The Cut was developed by food and beverage group, VOL, the team behind several establishments that includeY2C2, Mr & Mrs Bund, Ultraviolet and Bar Rouge, with an interior designed by Shanghai-based design firm Kokaistudios.
Founded by Italian architects Filippo Gabbiani and Andrea Destefanis in Venice in 2000, Kokaistudios has been based in Shanghai for the last 10 years and has worked on over 140 projects in the architecture, heritage architecture, and interior design fields.
Their brief for The Cut was to create a modern atmosphere for a classic steak frites brasserie that would be the flagship for a brand intended to be rolled out across malls in China.
Kokaistudios’ overall approach was to create an open and friendly environment that mimics an urban warehouse, a concept that differentiates itself from enclosed restaurants and open food courts commonly found in shopping malls in primary Asian cities.
The Cut is split over two floors at the roof level of the IAPM Mall and has a mix of standard and communal seating that caters to both small and large groups.
The main entrance, kitchen, dining area and a salad bar are located on the lower floor. Here the layout of the main restaurant floor is a sharp, diagonal cut through the irregular retail unit that separates the kitchen from the dining space.
The kitchen, which resembles a roughly cut cube hewn from the heart of the restaurant floor, is supported only by metal structures that hang from the ceiling. Its bustle and bright lights are visible through rectangular windows cut into the cube.
A mix of natural and rustic materials give the main restaurant an intriguing aesthetic: a recycled wood food counter, metal mesh, exposed brick wall, stone mosaic floor, open metal ceiling and cement plaster.
Tables have been fitted onto tracks so that they can slide together to accommodate larger parties, mobile serving stations are custom designed and amplify the unpolished interiors, and chairs and cushions in bold colours juxtapose playfully with the environment.
Myriad details, such as the tall columns fitted with a rail from which clipboard menus hang, bright neon signage, a hanging cow carcass at the restaurant’s front and meat cleaver door handles, also intrigue.

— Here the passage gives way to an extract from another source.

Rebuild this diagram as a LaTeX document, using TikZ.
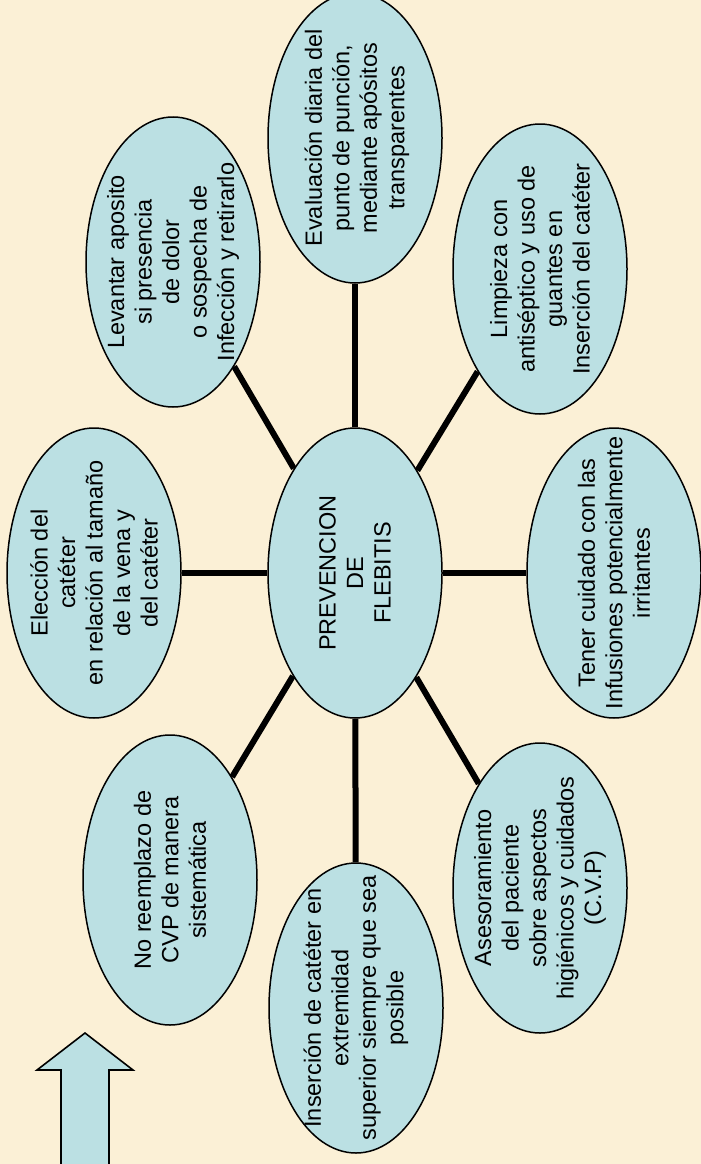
\documentclass[tikz,border=0pt]{standalone}
\usepackage{fontspec}
\setmainfont{Liberation Sans}
\usetikzlibrary{shapes.geometric,backgrounds}
\definecolor{bgbeige}{RGB}{251,240,214}
\definecolor{bubblecol}{RGB}{187,224,227}
\tikzset{
  bubble/.style={ellipse, draw=black, line width=1.5pt, fill=bubblecol,
    rotate=90, minimum width=290pt, minimum height=174pt, inner sep=0pt},
  btext/.style={rotate=90, align=center, inner sep=0pt,
    font=\fontsize{23.5}{27.5}\selectfont, text=black},
  spoke/.style={line width=6pt, draw=black},
  bigarrow/.style={fill=bubblecol, draw=black, line width=1.6pt, line join=miter}
}
\begin{document}
\begin{tikzpicture}[x=1pt,y=-1pt]
\useasboundingbox (0,0) rectangle (701,1164);
\clip (0,0) rectangle (701,1164);
\begin{pgfonlayer}{background}
\fill[bgbeige] (0,0) rectangle (701,1164);
\end{pgfonlayer}

% central
\node[bubble] (c) at (355,573) {};
\node[btext] (tc) at (c.center) {PREVENCION\\DE\\FLEBITIS};

% outer bubbles
\node[bubble] (etop) at (355,138) {};
\node[btext] (ttop) at ([xshift=2pt]etop.center) {Evaluación diaria del\\punto de punción,\\mediante apósitos\\transparentes};

\node[bubble] (eul) at (173,262) {};
\node[btext] (tul) at (eul.center) {Levantar aposito\\si presencia\\de dolor\\o sospecha de\\Infección y retirarlo};

\node[bubble] (el) at (94,573) {};
\node[btext] (tl) at (el.center) {Elección del\\catéter\\en relación al tamaño\\de la vena y\\del catéter};

\node[bubble] (ell) at (170,880) {};
\node[btext] (tll) at (ell.center) {No reemplazo de\\CVP de manera\\sistemática};

\node[bubble] (eb) at (356,1008) {};
\node[btext] (tb) at (eb.center) {Inserción de catéter en\\extremidad\\superior siempre que sea\\posible};

\node[bubble] (elr) at (540,888) {};
\node[btext] (tlr) at (elr.center) {Asesoramiento\\del paciente\\sobre aspectos\\higiénicos y cuidados\\(C.V.P)};

\node[bubble] (er) at (614,573) {};
\node[btext] (tr) at (er.center) {Tener cuidado con las\\Infusiones potencialmente\\irritantes};

\node[bubble] (eur) at (540,269) {};
\node[btext] (tur) at (eur.center) {Limpieza con\\antiséptico y uso de\\guantes en\\Inserción del catéter};

% spokes
\begin{pgfonlayer}{background}
\foreach \n in {etop,eul,el,ell,eb,elr,er,eur}
  \draw[spoke] (c) -- (\n);
\end{pgfonlayer}

% block arrow
\draw[bigarrow] (61,1172) -- (61,1070) -- (37,1070) -- (85,1033) -- (133,1070) -- (109,1070) -- (109,1172) -- cycle;
\end{tikzpicture}
\end{document}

And views are fabulous through the huge floor to ceiling windows.
Upstairs houses a secondary dining space, a lounge bar and a terrace with prime views overlooking Xiangyang Park and Jing’an district.
As well as high tables for alfresco dining, Kokaistudios made good use of the terrace’s existing steps by building a wooden platform onto them to create a casual and relaxed seating area.
Designed as an antithesis to eating in the conventional, bright mall environment, The Cut is fast proving itself to be a cut above.